Pour Laurence Langer, le problème essentiel reste la non application législative : « Les lois sont importantes car sans elles, les changements ne se font pas. Mais il existe des lois sur l’égalité qui ne sont pas appliquées. D’où la question : comment améliorer la mise en pratique des lois existantes ? Deuxième bémol : mettre en place une démarche d’égalité pour les entreprises est difficile et demande du temps. Or les pouvoirs publics financent peu de choses. En France on vit une époque charnière : de plus en plus de femmes sont reconnues mais on oppose trop femmes et hommes. Ce n’est pas forcement le nombre de femmes dans une entreprise qui compte. Il y a un certain archaïsme au niveau de la place des femmes mais on a vite fait de penser que les problèmes sont résolus alors que ce n’est pas le cas ».

La crise n’arrange rien...


Christine Guegnard explique que la crise économique actuelle ne favorise pas la mixité : « Comme en ce moment les emplois sont rares, le chef d’entreprise préférera choisir un homme s’il a le choix entre deux candidats mixtes. La femme a toujours le risque de tomber enceinte. En France, les femmes dirigeantes d’entreprises ne sont que 14 %. Pour un même emploi, une femme doit faire ses preuves, notamment dans les métiers techniques. Le point positif est que les femmes peuvent faire toutes les études qu’elles souhaitent. Elles réussissent mieux que les hommes dans la plupart des domaines mais ne sont pas présentes partout... ».
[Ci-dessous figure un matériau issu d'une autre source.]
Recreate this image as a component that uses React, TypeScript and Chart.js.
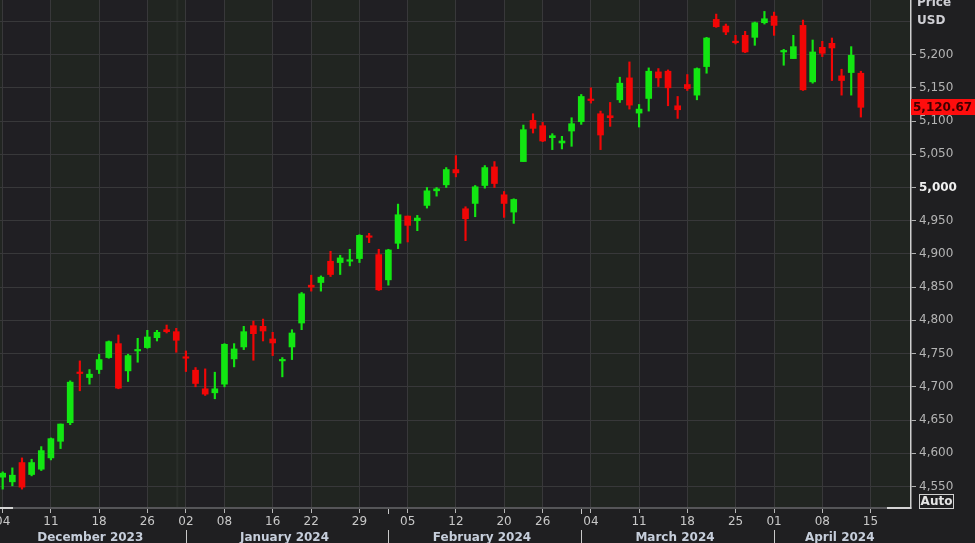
import React, { useEffect, useRef } from 'react';
import { Chart, registerables } from 'chart.js';

Chart.register(...registerables);

// ---- Data (S&P 500 daily candles, 4 Dec 2023 – 12 Apr 2024; x = trading-day index) ----
const opens = [
  4564, 4557, 4586, 4568, 4576, 4593, 4618, 4646, 4721, 4714,
  4726, 4744, 4765, 4724, 4754, 4759, 4774, 4786, 4783, 4745,
  4725, 4697, 4691, 4704, 4742, 4760, 4792, 4791, 4772, 4739,
  4760, 4796, 4853, 4857, 4889, 4887, 4889, 4893, 4926, 4899,
  4861, 4916, 4957, 4950, 4973, 4995, 5004, 5027, 4968, 4976,
  5003, 5031, 4989, 4963, 5039, 5101, 5093, 5075, 5067, 5085,
  5099, 5131.5, 5111, 5108, 5132, 5165, 5112, 5134, 5174, 5175,
  5123, 5155, 5139, 5182, 5253, 5243, 5220, 5229, 5226, 5248,
  5258, 5204, 5194, 5244, 5159, 5211, 5217, 5168, 5173, 5172,
];
const highs = [
  4572, 4578, 4593, 4591, 4610, 4623, 4644, 4709, 4739, 4726,
  4749, 4769, 4778, 4749, 4773, 4785, 4785, 4793, 4788, 4754,
  4729, 4727, 4722, 4765, 4765, 4791, 4799, 4802, 4782, 4744,
  4786, 4842, 4868, 4867, 4904, 4898, 4907, 4929, 4931, 4907,
  4907, 4975, 4957, 4958, 5000, 5000, 5030, 5048, 4971, 5003,
  5033, 5039, 4994, 4983, 5094, 5111, 5098, 5081, 5077, 5105,
  5140, 5150, 5115, 5128, 5166, 5189, 5125, 5180, 5179, 5177,
  5137, 5170, 5180, 5226, 5261, 5246, 5229, 5235, 5249, 5265,
  5264, 5208, 5229, 5252, 5222, 5220, 5225, 5178, 5212, 5175,
];
const lows = [
  4546, 4551, 4546, 4566, 4574, 4590, 4607, 4643, 4694, 4704,
  4720, 4743, 4697, 4708, 4737, 4758, 4769, 4781, 4752, 4723,
  4700, 4687, 4682, 4700, 4730, 4756, 4740, 4769, 4747, 4715,
  4741, 4786, 4844, 4844, 4866, 4869, 4882, 4887, 4917, 4845,
  4853, 4908, 4918, 4935, 4969, 4987, 5000, 5016, 4920, 4956,
  4999, 5000, 4955, 4946, 5039, 5082, 5069, 5057, 5058, 5062,
  5095, 5127, 5057, 5092, 5128, 5118, 5091, 5115, 5152, 5123,
  5104, 5146, 5132, 5172, 5241, 5230, 5216, 5203, 5214, 5246,
  5229, 5184, 5194, 5146, 5157, 5197, 5161, 5139, 5139, 5106,
];
const closes = [
  4570, 4567, 4549, 4586, 4604, 4622, 4644, 4707, 4720, 4719,
  4741, 4768, 4698, 4747, 4755, 4775, 4782, 4783, 4770, 4743,
  4705, 4689, 4697, 4764, 4757, 4783, 4780, 4784, 4766, 4739.5,
  4781, 4840, 4850, 4865, 4869, 4894, 4891, 4928, 4925, 4846,
  4906, 4959, 4943, 4954, 4995, 4998, 5027, 5022, 4953, 5001,
  5030, 5006, 4976, 4982, 5087, 5089, 5070, 5078, 5070, 5096,
  5137, 5130.9, 5079, 5105, 5157, 5124, 5118, 5175, 5165, 5150,
  5117, 5149, 5179, 5225, 5242, 5234, 5218, 5204, 5248, 5254,
  5244, 5206, 5212, 5147, 5204, 5202, 5210, 5161, 5199, 5120.67,
];

// Weekly ticks (trading-day index) and their labels
const tickIndex = [0, 5, 10, 15, 19, 23, 28, 32, 37, 42, 47, 52, 56, 61, 66, 71, 76, 80, 85, 90];
const tickLabels = ['04', '11', '18', '26', '02', '08', '16', '22', '29', '05', '12', '20', '26', '04', '11', '18', '25', '01', '08', '15'];

// Months
const monthLabels = ['December 2023', 'January 2024', 'February 2024', 'March 2024', 'April 2024'];
const monthStarts = [19, 40, 60, 80];
const yearBreak = 18;

// Price axis
const yTicks = [4550, 4600, 4650, 4700, 4750, 4800, 4850, 4900, 4950, 5000, 5050, 5100, 5150, 5200, 5250];
const yMin = 4517.6;
const yMax = 5282.2;
const xMin = -0.28;
const xMax = 94.2;
const lastPrice = 5120.67;
const axisTitle = ['Price', 'USD'];
const autoLabel = 'Auto';

const GREEN = '#12e612';
const RED = '#f20606';
const FONT = '"DejaVu Sans", Verdana, sans-serif';

export default function App() {
  const ref = useRef<HTMLCanvasElement | null>(null);

  useEffect(() => {
    const canvas = ref.current;
    if (!canvas) return;

    const colors = closes.map((c, i) => (c >= opens[i] ? GREEN : RED));
    const wickData = lows.map((l, i) => ({ x: i, y: [l, highs[i]] }));
    const bodyData = opens.map((o, i) => ({ x: i, y: [o, closes[i]] }));

    const decorPlugin = {
      id: 'decor',
      beforeDraw(chart: any) {
        const { ctx, chartArea, scales } = chart;
        const xs = scales.x;
        ctx.save();
        ctx.fillStyle = '#1f1f21';
        ctx.fillRect(0, 0, chart.width, chart.height);
        // alternating weekly bands
        const edges = [chartArea.left, ...tickIndex.map((v) => xs.getPixelForValue(v)), chartArea.right];
        for (let i = 0; i < edges.length - 1; i++) {
          const green = i % 2 === 0;
          ctx.fillStyle = green ? '#212521' : '#201f23';
          const a = Math.max(edges[i], chartArea.left);
          const b = Math.min(edges[i + 1], chartArea.right);
          if (b > a) ctx.fillRect(a, chartArea.top, b - a, chartArea.bottom - chartArea.top);
        }
        // year break line
        const yb = xs.getPixelForValue(yearBreak) + 1;
        ctx.fillStyle = '#2a2e2a';
        ctx.fillRect(yb - 1, chartArea.top, 2, chartArea.bottom - chartArea.top);
        ctx.restore();
      },
      afterDraw(chart: any) {
        const { ctx, chartArea, scales } = chart;
        const xs = scales.x;
        const ys = scales.y;
        ctx.save();
        // scroll thumb ends on the time axis
        ctx.fillStyle = '#d4d4d4';
        ctx.fillRect(chartArea.left, chartArea.bottom - 1, 13, 2);
        ctx.fillRect(chartArea.right - 24, chartArea.bottom - 1, 24, 2);
        // month separators + labels
        ctx.strokeStyle = '#c8c8c8';
        ctx.lineWidth = 1;
        const seps = monthStarts.map((v) => Math.round(xs.getPixelForValue(v)) + 0.5);
        seps.forEach((px, i) => {
          ctx.beginPath();
          ctx.moveTo(px, chart.height - 13);
          ctx.lineTo(px, chart.height);
          ctx.stroke();
          if (!tickIndex.includes(monthStarts[i])) {
            ctx.beginPath();
            ctx.moveTo(px, chartArea.bottom + 1);
            ctx.lineTo(px, chartArea.bottom + 6);
            ctx.stroke();
          }
        });
        const bounds = [chartArea.left, ...seps, chartArea.right];
        ctx.font = `bold 12px ${FONT}`;
        ctx.fillStyle = '#c6cedb';
        ctx.textAlign = 'center';
        ctx.textBaseline = 'alphabetic';
        monthLabels.forEach((m, i) => {
          const cx = (bounds[i] + bounds[i + 1]) / 2 - 3;
          ctx.fillText(m, cx, chart.height - 2);
        });
        // axis title
        ctx.textAlign = 'left';
        ctx.fillStyle = '#cfcfd4';
        ctx.fillText(axisTitle[0], chartArea.right + 6, 6);
        ctx.fillText(axisTitle[1], chartArea.right + 6, 24);
        // last price tag
        const py = ys.getPixelForValue(lastPrice);
        ctx.fillStyle = '#ff0d0d';
        ctx.fillRect(chartArea.right, Math.round(py) - 8, chart.width - chartArea.right, 16);
        ctx.fillStyle = '#3f0000';
        ctx.textBaseline = 'middle';
        ctx.fillText(lastPrice.toLocaleString('en-US', { minimumFractionDigits: 2 }), chartArea.right + 2, Math.round(py) + 1);
        // Auto box
        ctx.strokeStyle = '#d0d0d0';
        ctx.strokeRect(chartArea.right + 8.5, chartArea.bottom - 13.5, 34, 14);
        ctx.fillStyle = '#e4e4e4';
        ctx.textAlign = 'center';
        ctx.fillText(autoLabel, chartArea.right + 25.5, chartArea.bottom - 6);
        ctx.restore();
      },
    };

    const chart = new Chart(canvas, {
      type: 'bar',
      data: {
        datasets: [
          {
            label: 'body',
            data: bodyData as any,
            backgroundColor: colors,
            barThickness: 6,
            minBarLength: 1.5,
            borderWidth: 0,
            grouped: false,
          } as any,
          {
            label: 'wick',
            data: wickData as any,
            backgroundColor: colors,
            barThickness: 1.5,
            borderWidth: 0,
            grouped: false,
          } as any,
        ],
      },
      plugins: [decorPlugin],
      options: {
        responsive: false,
        animation: false,
        events: [],
        layout: { padding: 0 },
        plugins: { legend: { display: false }, tooltip: { enabled: false } },
        scales: {
          x: {
            type: 'linear',
            position: 'bottom',
            min: xMin,
            max: xMax,
            offset: false,
            afterBuildTicks: (scale: any) => {
              scale.ticks = tickIndex.map((v) => ({ value: v }));
            },
            afterFit: (scale: any) => {
              scale.height = 35;
              scale.paddingLeft = 0;
              scale.paddingRight = 0;
            },
            grid: {
              offset: false,
              color: '#38383a',
              lineWidth: 1,
              drawTicks: true,
              tickLength: 5,
              tickColor: '#b8b8b8',
            },
            border: { display: true, color: '#555558', width: 2 },
            ticks: {
              autoSkip: false,
              maxRotation: 0,
              minRotation: 0,
              padding: 2,
              color: '#c8c8c8',
              font: { family: FONT, size: 12 },
              callback: (v: any) => {
                const k = tickIndex.indexOf(Number(v));
                return k >= 0 ? tickLabels[k] : '';
              },
            },
          },
          y: {
            type: 'linear',
            position: 'right',
            min: yMin,
            max: yMax,
            afterBuildTicks: (scale: any) => {
              scale.ticks = yTicks.map((v) => ({ value: v }));
            },
            afterFit: (scale: any) => {
              scale.width = 64;
              scale.paddingTop = 0;
              scale.paddingBottom = 0;
            },
            grid: {
              color: '#38383a',
              lineWidth: 1,
              drawTicks: true,
              tickLength: 5,
              tickColor: (ctx: any) => (ctx.tick && ctx.tick.value === 5250 ? 'rgba(0,0,0,0)' : '#b0b0b0'),
            },
            border: { display: true, color: '#cfcfcf', width: 1.5 },
            ticks: {
              padding: 3,
              color: (ctx: any) => (ctx.tick && ctx.tick.value === 5000 ? '#f0f0f0' : '#b4b4b4'),
              font: (ctx: any) =>
                ctx.tick && ctx.tick.value === 5000
                  ? { family: FONT, size: 12, weight: 'bold' }
                  : { family: FONT, size: 12 },
              callback: (v: any) => (Number(v) === 5250 ? '' : Number(v).toLocaleString('en-US')),
            },
          },
        },
      } as any,
    });

    return () => chart.destroy();
  }, []);

  return (
    <div style={{ position: 'fixed', left: 0, top: 0, width: 975, height: 543, background: '#1f1f21' }}>
      <canvas ref={ref} width={975} height={543} style={{ display: 'block', width: 975, height: 543 }} />
    </div>
  );
}
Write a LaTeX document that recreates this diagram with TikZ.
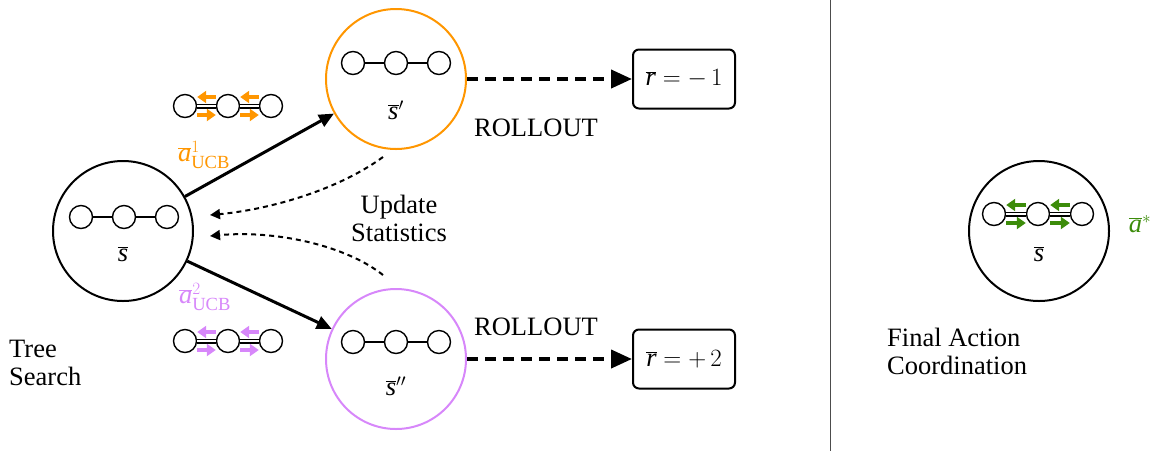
\documentclass[tikz,border=0pt]{standalone}
\usepackage{fontspec}
\setmainfont{Liberation Serif}
\usetikzlibrary{arrows.meta,calc}
\definecolor{ucbor}{RGB}{255,150,0}
\definecolor{ucbpk}{RGB}{215,135,250}
\definecolor{ucbgr}{RGB}{60,140,10}
\newcommand{\agentchain}[5]{% name, cx, cy, spacing, link style
  \node[agent] (#1a) at (#2-#4,#3) {};
  \node[agent] (#1b) at (#2,#3) {};
  \node[agent] (#1c) at (#2+#4,#3) {};
  \draw[#5] (#1a) -- (#1b);
  \draw[#5] (#1b) -- (#1c);}
\newcommand{\actarrows}[2]{% name, colour
  \draw[smallarr,#2] ($(#1b.west)+(0,-9)$) -- ($(#1a.east)+(0,-9)$);
  \draw[smallarr,#2] ($(#1a.east)+(0,9)$) -- ($(#1b.west)+(0,9)$);
  \draw[smallarr,#2] ($(#1c.west)+(0,-9)$) -- ($(#1b.east)+(0,-9)$);
  \draw[smallarr,#2] ($(#1b.east)+(0,9)$) -- ($(#1c.west)+(0,9)$);}
\begin{document}
\begin{tikzpicture}[x=1pt,y=-1pt,
  font=\fontsize{26.5}{28}\selectfont,
  state/.style={circle,draw,line width=2pt,minimum size=140pt,inner sep=0pt},
  agent/.style={circle,draw,line width=1.4pt,minimum size=23pt,inner sep=0pt},
  single/.style={line width=1.4pt},
  doublelink/.style={double,double distance=2.6pt,line width=1.2pt},
  rbox/.style={draw,rounded corners=6pt,line width=2pt,minimum width=102pt,minimum height=59pt,inner sep=0pt},
  smallarr/.style={line width=3.5pt,-{Triangle[length=9pt,width=12pt]}},
  mainarr/.style={line width=3pt,-{Triangle[length=15pt,width=13pt]}},
  rollarr/.style={line width=4pt,dash pattern=on 11pt off 7pt,-{Triangle[length=21pt,width=18pt]}},
  updarr/.style={line width=2pt,dash pattern=on 5pt off 4pt,-{Triangle[length=10pt,width=10pt]}},
  lbl/.style={inner sep=0pt}]
\useasboundingbox (0,0) rectangle (1154,451);

% states
\node[state] (s) at (123,231) {};
\node[state,draw=ucbor] (sp) at (396,79) {};
\node[state,draw=ucbpk] (spp) at (396,359) {};
\node[state] (sf) at (1039,231) {};

% chains inside states
\agentchain{cs}{124}{217}{43}{single}
\agentchain{csp}{396}{63}{43}{single}
\agentchain{cspp}{396}{342}{43}{single}
\agentchain{cf}{1038}{214}{44}{doublelink}
\actarrows{cf}{ucbgr}

\node[lbl] (ls) at (123,254) {$\overline{\textit{s}}$};
\node[lbl] (lsp) at (396,110) {$\overline{\textit{s}}'$};
\node[lbl] (lspp) at (396,386) {$\overline{\textit{s}}''$};
\node[lbl] (lsf) at (1039,254) {$\overline{\textit{s}}$};

% action chains outside
\agentchain{ao}{228}{106}{43}{doublelink}
\actarrows{ao}{ucbor}
\agentchain{ap}{228}{341}{43}{doublelink}
\actarrows{ap}{ucbpk}

\node[lbl,text=ucbor] (l1) at (204,155) {$\overline{\textit{a}}^{1}_{\mathrm{UCB}}$};
\node[lbl,text=ucbpk] (l2) at (205,297) {$\overline{\textit{a}}^{2}_{\mathrm{UCB}}$};
\node[lbl,text=ucbgr] (lstar) at (1140,224) {$\overline{\textit{a}}^{*}$};

% result boxes
\node[rbox] (r1) at (684,79) {$\overline{\textit{r}} = -\,1$};
\node[rbox] (r2) at (684,359) {$\overline{\textit{r}} = +\,2$};

% arrows
\draw[mainarr] (s) -- (sp);
\draw[mainarr] (s) -- (spp);
\draw[rollarr] (sp) -- (r1);
\draw[rollarr] (spp) -- (r2);

\coordinate (u1s) at (383,157);
\coordinate (u1e) at (210,215);
\coordinate (u2s) at (383,275);
\coordinate (u2e) at (210,236);
\draw[updarr] (u1s) .. controls (335,192) and (265,210) .. (u1e);
\draw[updarr] (u2s) .. controls (345,245) and (275,230) .. (u2e);

% texts
\node[lbl] (ro1) at (536,128) {ROLLOUT};
\node[lbl] (ro2) at (536,327) {ROLLOUT};
\node[lbl,align=center] (us) at (399,218) {Update\\Statistics};
\node[lbl,align=left,anchor=west] (ts) at (9,363) {Tree\\Search};
\node[lbl,align=left,anchor=west] (fa) at (887,351) {Final Action\\Coordination};

% separator
\coordinate (vt) at (830,0);
\coordinate (vb) at (830,451);
\draw[line width=1pt,black!70] (vt) -- (vb);
\end{tikzpicture}
\end{document}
Son avis est partagé par Laurence Langer : « La crise incite au repli. Les chefs d’entreprises ne sont pas incités à recruter des personnes "différentes". Pourtant, les apports de la mixité sont nombreux : des études américaines montrent que les entreprises dites mixtes résistent mieux à la crise. Dans notre société actuelle, il est clair que les femmes doivent travailler plus que les hommes pour faire leurs preuves ».